◆ **Aim**
Transcribe only the part of the material below that begins at the line containing "Convert this screenshot to HTML." and ends at the line containing "const divisaVals=[41.6,9.9,8.6,6.4,4.9,4.4,4.1,3.8,3.4,12.9];", with both kept and images left out.

◆ **Records shown**
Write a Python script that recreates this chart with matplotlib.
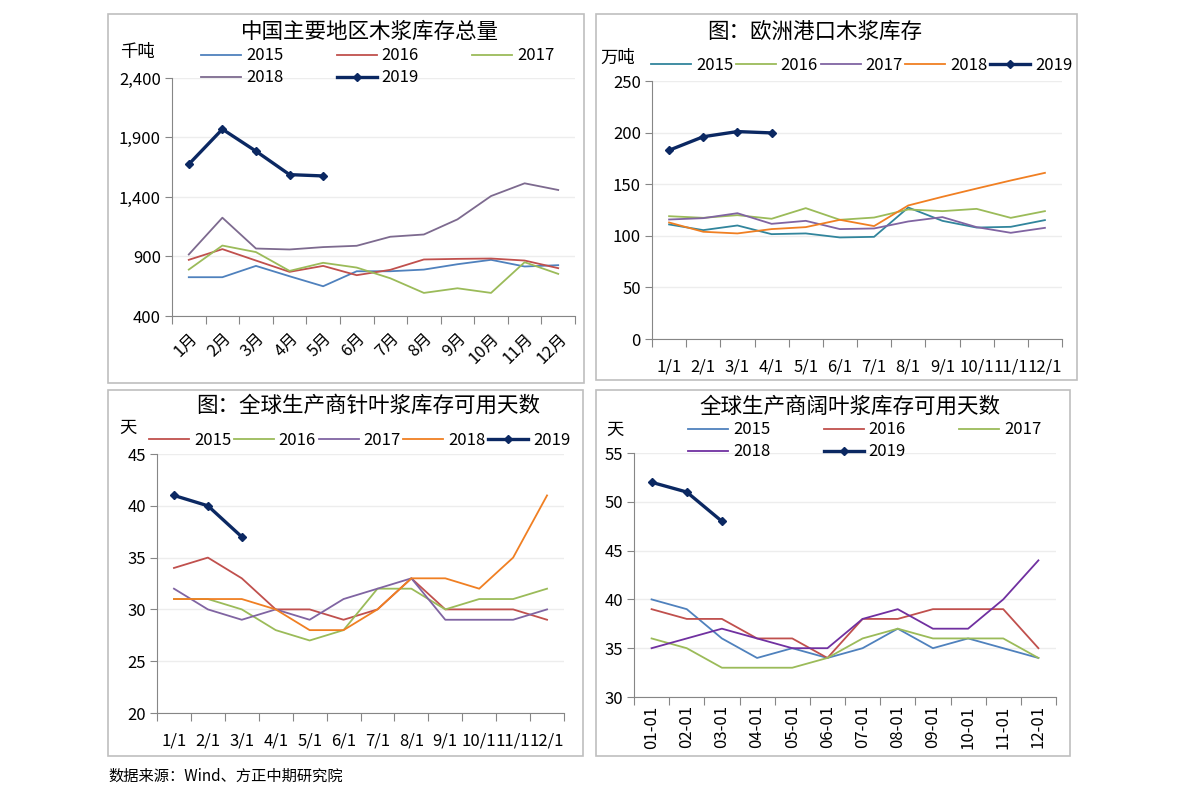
---
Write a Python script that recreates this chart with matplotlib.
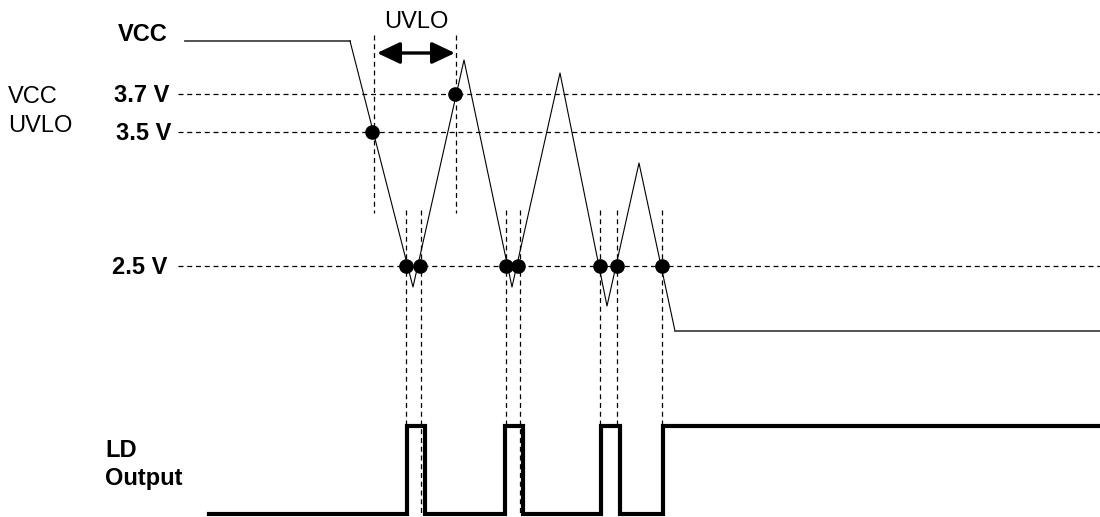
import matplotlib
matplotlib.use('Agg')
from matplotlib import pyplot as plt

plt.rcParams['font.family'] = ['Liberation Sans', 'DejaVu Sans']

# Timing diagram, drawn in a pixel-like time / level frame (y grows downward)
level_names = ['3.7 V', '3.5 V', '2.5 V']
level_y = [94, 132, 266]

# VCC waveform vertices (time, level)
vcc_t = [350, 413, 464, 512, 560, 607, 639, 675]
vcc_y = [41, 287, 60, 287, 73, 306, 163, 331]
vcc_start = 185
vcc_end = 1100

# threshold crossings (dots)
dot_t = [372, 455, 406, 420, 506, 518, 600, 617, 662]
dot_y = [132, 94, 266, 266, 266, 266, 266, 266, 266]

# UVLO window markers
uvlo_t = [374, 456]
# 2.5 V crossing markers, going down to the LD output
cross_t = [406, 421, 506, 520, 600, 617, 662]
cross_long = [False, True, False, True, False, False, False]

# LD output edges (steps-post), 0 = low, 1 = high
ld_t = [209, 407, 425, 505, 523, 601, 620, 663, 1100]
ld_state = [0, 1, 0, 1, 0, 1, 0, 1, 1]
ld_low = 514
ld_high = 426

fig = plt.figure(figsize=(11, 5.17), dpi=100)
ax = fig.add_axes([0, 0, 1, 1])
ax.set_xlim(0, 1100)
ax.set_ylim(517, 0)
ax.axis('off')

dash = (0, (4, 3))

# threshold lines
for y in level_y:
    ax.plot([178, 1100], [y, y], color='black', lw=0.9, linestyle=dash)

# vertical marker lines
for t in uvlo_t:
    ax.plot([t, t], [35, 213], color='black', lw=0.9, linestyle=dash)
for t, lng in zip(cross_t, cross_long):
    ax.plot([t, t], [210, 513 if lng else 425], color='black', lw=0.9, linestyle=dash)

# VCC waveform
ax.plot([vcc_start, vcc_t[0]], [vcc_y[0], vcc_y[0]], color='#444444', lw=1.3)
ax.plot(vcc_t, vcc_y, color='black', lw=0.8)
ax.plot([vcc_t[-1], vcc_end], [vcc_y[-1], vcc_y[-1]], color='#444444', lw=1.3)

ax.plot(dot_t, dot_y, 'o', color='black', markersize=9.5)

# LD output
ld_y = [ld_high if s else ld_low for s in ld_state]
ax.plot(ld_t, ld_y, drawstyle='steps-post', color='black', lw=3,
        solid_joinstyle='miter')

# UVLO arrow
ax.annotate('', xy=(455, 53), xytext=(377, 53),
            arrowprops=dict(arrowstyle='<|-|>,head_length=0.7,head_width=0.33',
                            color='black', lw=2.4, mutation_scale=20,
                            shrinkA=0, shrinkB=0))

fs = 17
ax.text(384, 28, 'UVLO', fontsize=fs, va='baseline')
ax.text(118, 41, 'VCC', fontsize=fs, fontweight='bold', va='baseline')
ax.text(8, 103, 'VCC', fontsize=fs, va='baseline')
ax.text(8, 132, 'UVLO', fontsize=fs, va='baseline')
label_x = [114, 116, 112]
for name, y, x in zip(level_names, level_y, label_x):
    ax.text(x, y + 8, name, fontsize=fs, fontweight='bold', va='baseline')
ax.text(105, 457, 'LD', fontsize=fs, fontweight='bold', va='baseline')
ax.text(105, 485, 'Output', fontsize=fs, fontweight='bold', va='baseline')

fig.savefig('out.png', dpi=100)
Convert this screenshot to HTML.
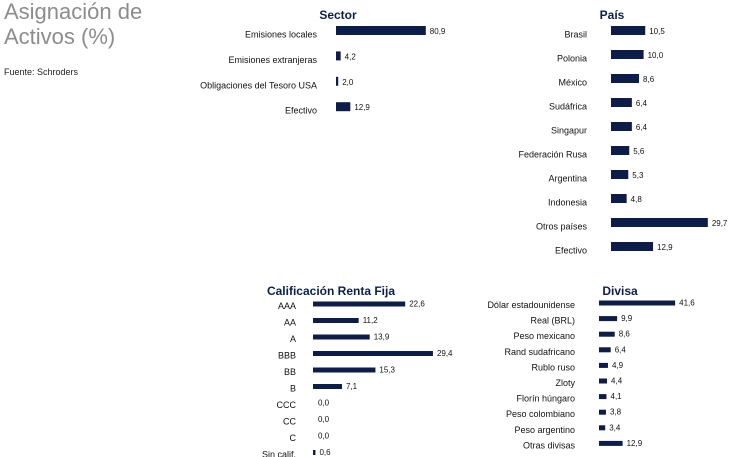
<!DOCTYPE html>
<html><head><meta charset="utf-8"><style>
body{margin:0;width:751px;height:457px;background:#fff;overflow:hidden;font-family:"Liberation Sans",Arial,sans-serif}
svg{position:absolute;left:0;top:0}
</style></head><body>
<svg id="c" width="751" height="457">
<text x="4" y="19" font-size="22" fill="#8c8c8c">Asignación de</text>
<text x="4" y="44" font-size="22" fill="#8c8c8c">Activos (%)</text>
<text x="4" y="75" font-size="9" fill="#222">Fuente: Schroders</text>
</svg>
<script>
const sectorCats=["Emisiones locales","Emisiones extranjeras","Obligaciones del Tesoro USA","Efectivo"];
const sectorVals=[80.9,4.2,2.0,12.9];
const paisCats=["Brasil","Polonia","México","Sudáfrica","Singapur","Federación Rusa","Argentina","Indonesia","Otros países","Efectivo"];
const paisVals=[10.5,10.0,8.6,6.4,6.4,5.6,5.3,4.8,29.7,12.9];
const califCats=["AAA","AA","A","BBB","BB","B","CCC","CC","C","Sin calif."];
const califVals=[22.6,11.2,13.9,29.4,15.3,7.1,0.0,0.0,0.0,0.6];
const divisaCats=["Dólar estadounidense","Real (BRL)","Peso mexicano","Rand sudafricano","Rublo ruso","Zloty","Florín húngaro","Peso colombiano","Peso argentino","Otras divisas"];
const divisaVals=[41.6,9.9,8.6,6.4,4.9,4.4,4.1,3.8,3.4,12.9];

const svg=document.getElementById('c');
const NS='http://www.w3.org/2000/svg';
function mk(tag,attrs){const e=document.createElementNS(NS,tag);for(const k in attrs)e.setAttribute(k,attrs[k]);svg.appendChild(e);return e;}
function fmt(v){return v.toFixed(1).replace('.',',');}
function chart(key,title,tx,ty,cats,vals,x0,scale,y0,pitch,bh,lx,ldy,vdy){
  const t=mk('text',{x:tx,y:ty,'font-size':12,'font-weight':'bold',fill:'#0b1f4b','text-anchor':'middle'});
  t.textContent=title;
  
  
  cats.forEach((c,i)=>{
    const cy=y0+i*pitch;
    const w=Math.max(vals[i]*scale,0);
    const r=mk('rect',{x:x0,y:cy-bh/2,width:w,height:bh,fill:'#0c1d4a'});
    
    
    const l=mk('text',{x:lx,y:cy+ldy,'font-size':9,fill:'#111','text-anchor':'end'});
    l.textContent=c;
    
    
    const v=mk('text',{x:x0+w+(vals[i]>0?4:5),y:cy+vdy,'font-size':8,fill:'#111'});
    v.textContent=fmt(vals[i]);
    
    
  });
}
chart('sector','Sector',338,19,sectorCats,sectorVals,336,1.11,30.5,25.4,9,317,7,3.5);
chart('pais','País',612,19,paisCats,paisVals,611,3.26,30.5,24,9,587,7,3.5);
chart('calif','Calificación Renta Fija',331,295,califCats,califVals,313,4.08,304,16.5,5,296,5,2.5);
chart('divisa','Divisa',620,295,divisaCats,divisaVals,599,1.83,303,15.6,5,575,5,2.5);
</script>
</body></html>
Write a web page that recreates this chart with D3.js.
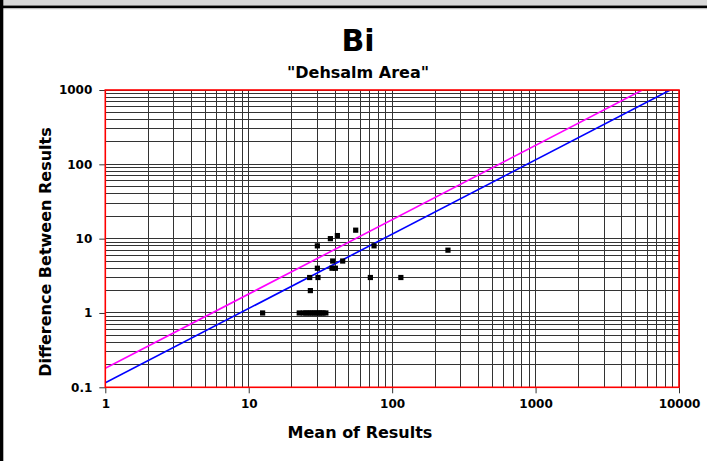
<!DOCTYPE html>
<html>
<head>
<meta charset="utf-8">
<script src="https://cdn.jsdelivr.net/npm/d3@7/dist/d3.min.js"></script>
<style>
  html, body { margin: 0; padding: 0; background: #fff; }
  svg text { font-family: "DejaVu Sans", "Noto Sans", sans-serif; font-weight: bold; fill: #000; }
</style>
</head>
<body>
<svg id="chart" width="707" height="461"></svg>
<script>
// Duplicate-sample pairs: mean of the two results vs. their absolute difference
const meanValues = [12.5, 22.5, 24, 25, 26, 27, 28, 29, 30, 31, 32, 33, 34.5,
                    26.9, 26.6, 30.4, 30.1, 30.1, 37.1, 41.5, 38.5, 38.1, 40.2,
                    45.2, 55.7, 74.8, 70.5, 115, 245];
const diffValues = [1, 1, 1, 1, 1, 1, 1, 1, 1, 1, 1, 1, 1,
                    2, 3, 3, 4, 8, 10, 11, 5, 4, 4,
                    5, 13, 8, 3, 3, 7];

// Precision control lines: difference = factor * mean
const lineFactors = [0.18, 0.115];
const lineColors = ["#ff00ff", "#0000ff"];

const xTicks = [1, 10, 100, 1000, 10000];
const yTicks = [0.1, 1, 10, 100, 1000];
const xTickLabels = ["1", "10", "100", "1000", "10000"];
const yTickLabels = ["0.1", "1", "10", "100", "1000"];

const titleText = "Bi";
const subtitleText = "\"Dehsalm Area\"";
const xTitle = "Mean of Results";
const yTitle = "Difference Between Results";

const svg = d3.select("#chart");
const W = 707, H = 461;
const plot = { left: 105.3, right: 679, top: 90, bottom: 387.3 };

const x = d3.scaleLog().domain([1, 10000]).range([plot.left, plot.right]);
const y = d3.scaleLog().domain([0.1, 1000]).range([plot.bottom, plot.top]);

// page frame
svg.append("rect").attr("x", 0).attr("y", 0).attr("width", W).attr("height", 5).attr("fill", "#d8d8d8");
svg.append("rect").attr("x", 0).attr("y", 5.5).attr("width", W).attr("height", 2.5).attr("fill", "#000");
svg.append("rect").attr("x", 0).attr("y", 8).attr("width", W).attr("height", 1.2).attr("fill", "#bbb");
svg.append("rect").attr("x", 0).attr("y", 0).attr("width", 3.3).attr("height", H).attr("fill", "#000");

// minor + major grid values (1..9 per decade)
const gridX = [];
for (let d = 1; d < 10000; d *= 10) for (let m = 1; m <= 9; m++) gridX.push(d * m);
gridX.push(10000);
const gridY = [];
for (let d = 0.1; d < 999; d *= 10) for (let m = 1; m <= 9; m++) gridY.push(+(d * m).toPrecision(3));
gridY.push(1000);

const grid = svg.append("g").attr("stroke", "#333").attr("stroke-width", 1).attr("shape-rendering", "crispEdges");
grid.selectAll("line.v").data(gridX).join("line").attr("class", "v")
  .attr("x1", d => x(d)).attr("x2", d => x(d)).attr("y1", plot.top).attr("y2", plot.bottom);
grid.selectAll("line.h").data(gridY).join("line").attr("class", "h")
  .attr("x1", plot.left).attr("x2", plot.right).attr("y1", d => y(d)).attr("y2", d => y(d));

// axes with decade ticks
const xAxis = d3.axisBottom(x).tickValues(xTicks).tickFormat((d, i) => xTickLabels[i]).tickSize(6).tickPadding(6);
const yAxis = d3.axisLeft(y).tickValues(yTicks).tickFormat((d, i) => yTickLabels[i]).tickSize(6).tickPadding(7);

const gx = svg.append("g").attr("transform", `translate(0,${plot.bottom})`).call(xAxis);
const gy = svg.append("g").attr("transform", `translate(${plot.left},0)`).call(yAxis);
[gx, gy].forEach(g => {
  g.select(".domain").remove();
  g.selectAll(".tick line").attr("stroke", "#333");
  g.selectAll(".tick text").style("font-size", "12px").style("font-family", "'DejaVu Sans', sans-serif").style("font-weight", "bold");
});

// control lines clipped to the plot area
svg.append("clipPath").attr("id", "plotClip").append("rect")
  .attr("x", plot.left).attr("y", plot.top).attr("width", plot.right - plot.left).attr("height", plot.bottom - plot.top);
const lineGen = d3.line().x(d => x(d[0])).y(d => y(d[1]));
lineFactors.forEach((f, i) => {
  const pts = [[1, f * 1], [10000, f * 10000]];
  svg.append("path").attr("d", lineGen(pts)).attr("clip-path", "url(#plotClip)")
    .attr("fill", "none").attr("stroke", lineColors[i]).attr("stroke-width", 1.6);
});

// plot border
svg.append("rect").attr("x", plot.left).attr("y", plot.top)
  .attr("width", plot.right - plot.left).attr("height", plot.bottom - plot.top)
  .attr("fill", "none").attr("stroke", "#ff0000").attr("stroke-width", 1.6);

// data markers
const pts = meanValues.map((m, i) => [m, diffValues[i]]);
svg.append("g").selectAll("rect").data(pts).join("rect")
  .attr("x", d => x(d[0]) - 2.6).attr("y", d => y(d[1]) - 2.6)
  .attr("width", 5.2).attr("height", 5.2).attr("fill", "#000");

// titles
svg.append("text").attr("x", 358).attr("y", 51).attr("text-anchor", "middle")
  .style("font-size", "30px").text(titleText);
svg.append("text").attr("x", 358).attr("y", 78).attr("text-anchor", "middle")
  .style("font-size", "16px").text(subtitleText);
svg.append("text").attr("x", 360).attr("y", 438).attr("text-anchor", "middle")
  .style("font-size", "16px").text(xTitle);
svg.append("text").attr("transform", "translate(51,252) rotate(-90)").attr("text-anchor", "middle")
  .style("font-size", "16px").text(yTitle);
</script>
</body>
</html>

◆ **Response to this task**
Convert this screenshot to HTML.
<!DOCTYPE html>
<html><head><meta charset="utf-8"><style>
body{margin:0;width:751px;height:457px;background:#fff;overflow:hidden;font-family:"Liberation Sans",Arial,sans-serif}
svg{position:absolute;left:0;top:0}
</style></head><body>
<svg id="c" width="751" height="457">
<text x="4" y="19" font-size="22" fill="#8c8c8c">Asignación de</text>
<text x="4" y="44" font-size="22" fill="#8c8c8c">Activos (%)</text>
<text x="4" y="75" font-size="9" fill="#222">Fuente: Schroders</text>
</svg>
<script>
const sectorCats=["Emisiones locales","Emisiones extranjeras","Obligaciones del Tesoro USA","Efectivo"];
const sectorVals=[80.9,4.2,2.0,12.9];
const paisCats=["Brasil","Polonia","México","Sudáfrica","Singapur","Federación Rusa","Argentina","Indonesia","Otros países","Efectivo"];
const paisVals=[10.5,10.0,8.6,6.4,6.4,5.6,5.3,4.8,29.7,12.9];
const califCats=["AAA","AA","A","BBB","BB","B","CCC","CC","C","Sin calif."];
const califVals=[22.6,11.2,13.9,29.4,15.3,7.1,0.0,0.0,0.0,0.6];
const divisaCats=["Dólar estadounidense","Real (BRL)","Peso mexicano","Rand sudafricano","Rublo ruso","Zloty","Florín húngaro","Peso colombiano","Peso argentino","Otras divisas"];
const divisaVals=[41.6,9.9,8.6,6.4,4.9,4.4,4.1,3.8,3.4,12.9];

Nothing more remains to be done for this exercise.